Can you set down, exactly as they appear below, the lines from the opening of the material through the one bearing "1.557, 1.516, 1.468]", minus the pictures?
....
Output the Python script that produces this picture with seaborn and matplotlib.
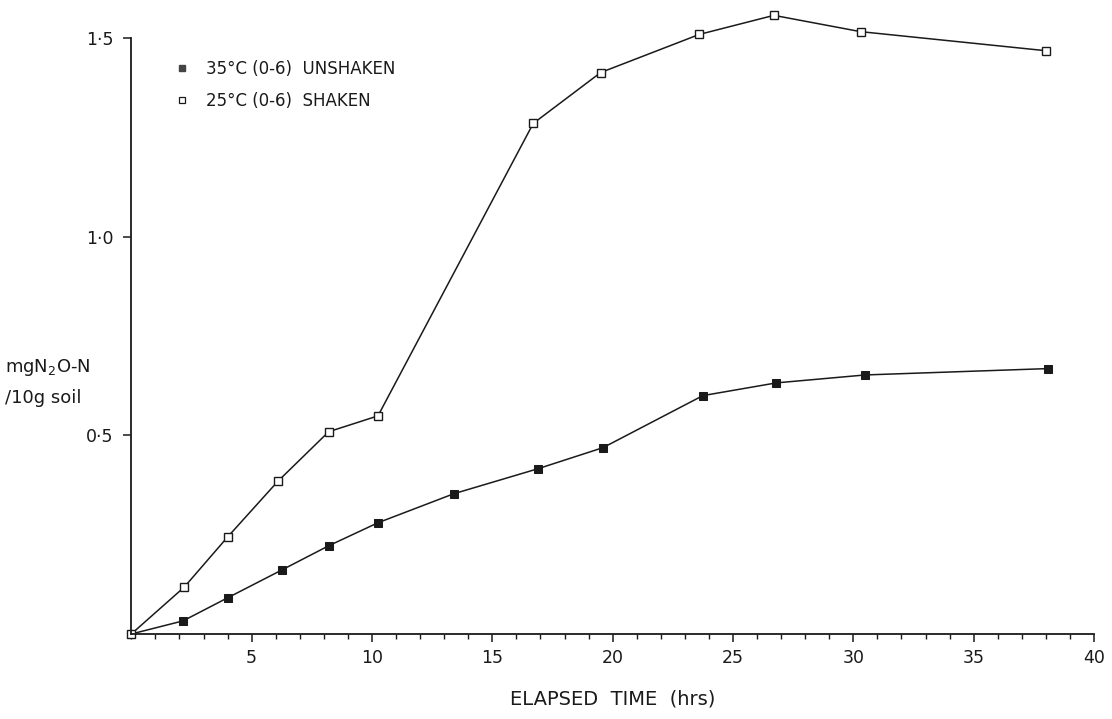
import numpy as np
import pandas as pd
import matplotlib
matplotlib.use("Agg")
import matplotlib.pyplot as plt
from matplotlib.ticker import MultipleLocator, FixedLocator, FixedFormatter
from matplotlib.lines import Line2D
import seaborn as sns

# ---- data ----
shaken_hrs = [0.0, 2.2, 4.0, 6.1, 8.2, 10.25, 16.7, 19.5, 23.6, 26.7, 30.3, 38.0]
shaken_n2o = [0.0, 0.118, 0.244, 0.385, 0.509, 0.549, 1.285, 1.413, 1.509, 1.557, 1.516, 1.468]

unshaken_hrs = [0.0, 2.15, 4.0, 6.25, 8.2, 10.25, 13.4, 16.9, 19.6, 23.75, 26.8, 30.5, 38.1]
unshaken_n2o = [0.0, 0.033, 0.091, 0.161, 0.222, 0.280, 0.353, 0.416, 0.469, 0.600, 0.632, 0.652, 0.668]

series_labels = ["35°C (0-6)  UNSHAKEN", "25°C (0-6)  SHAKEN"]
x_ticks = [5, 10, 15, 20, 25, 30, 35, 40]
y_ticks = [0.5, 1.0, 1.5]
y_tick_labels = ["0·5", "1·0", "1·5"]

df_un = pd.DataFrame({"hrs": unshaken_hrs, "n2o": unshaken_n2o})
df_sh = pd.DataFrame({"hrs": shaken_hrs, "n2o": shaken_n2o})

sns.set_theme(style="ticks")
plt.rcParams["font.family"] = ["DejaVu Sans"]

ink = "#1a1a1a"
fig = plt.figure(figsize=(11.12, 7.19), dpi=100)
ax = fig.add_axes([131.3 / 1112, 1 - 634 / 719, (1094 - 131.3) / 1112, (634 - 38) / 719])

sns.lineplot(data=df_un, x="hrs", y="n2o", ax=ax, color=ink, lw=1.1,
             marker="s", markersize=5.5, markerfacecolor=ink, markeredgecolor=ink,
             estimator=None, sort=False, clip_on=False)
sns.lineplot(data=df_sh, x="hrs", y="n2o", ax=ax, color=ink, lw=1.1,
             marker="s", markersize=5.5, markerfacecolor="white", markeredgecolor=ink,
             markeredgewidth=1.0, estimator=None, sort=False, clip_on=False)

ax.set_xlim(0, 40)
ax.set_ylim(0, 1.5)
for s in ["top", "right"]:
    ax.spines[s].set_visible(False)
for s in ["left", "bottom"]:
    ax.spines[s].set_color(ink)
    ax.spines[s].set_linewidth(1.3)

ax.xaxis.set_major_locator(FixedLocator(x_ticks))
ax.xaxis.set_minor_locator(MultipleLocator(1))
ax.yaxis.set_major_locator(FixedLocator(y_ticks))
ax.yaxis.set_major_formatter(FixedFormatter(y_tick_labels))
ax.tick_params(axis="x", which="major", length=6, width=1.1, color=ink,
               direction="out", pad=5, labelsize=12.5, labelcolor=ink)
ax.tick_params(axis="x", which="minor", length=3.5, width=1.0, color=ink, direction="out")
ax.tick_params(axis="y", which="major", length=6, width=1.1, color=ink,
               direction="out", pad=7, labelsize=12.5, labelcolor=ink)

ax.set_xlabel("ELAPSED  TIME  (hrs)", fontsize=14, color=ink, labelpad=16)
ax.set_ylabel("")

fig.text(5 / 1112, 1 - 368 / 719, "mgN$_2$O-N", fontsize=13, color=ink,
         ha="left", va="center")
fig.text(5 / 1112, 1 - 398 / 719, "/10g soil", fontsize=13, color=ink,
         ha="left", va="center")

handles = [
    Line2D([], [], ls="none", marker="s", markersize=4.5, markerfacecolor="#444444",
           markeredgecolor="#444444"),
    Line2D([], [], ls="none", marker="s", markersize=4.5, markerfacecolor="white",
           markeredgecolor=ink, markeredgewidth=0.9),
]
ax.legend(handles, series_labels, loc="upper left",
          bbox_to_anchor=(174 / 1112, 1 - 60 / 719), bbox_transform=fig.transFigure,
          frameon=False, fontsize=12, handlelength=1.0, handletextpad=0.9,
          labelspacing=0.85, borderpad=0, borderaxespad=0, labelcolor=ink)

fig.savefig("out.png", dpi=100, facecolor="white")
....
* The result
Output the Python script that produces this picture with seaborn and matplotlib.
import numpy as np
import pandas as pd
import matplotlib
matplotlib.use("Agg")
import matplotlib.pyplot as plt
from matplotlib.ticker import MultipleLocator, FixedLocator, FixedFormatter
from matplotlib.lines import Line2D
import seaborn as sns

# ---- data ----
shaken_hrs = [0.0, 2.2, 4.0, 6.1, 8.2, 10.25, 16.7, 19.5, 23.6, 26.7, 30.3, 38.0]
shaken_n2o = [0.0, 0.118, 0.244, 0.385, 0.509, 0.549, 1.285, 1.413, 1.509, 1.557, 1.516, 1.468]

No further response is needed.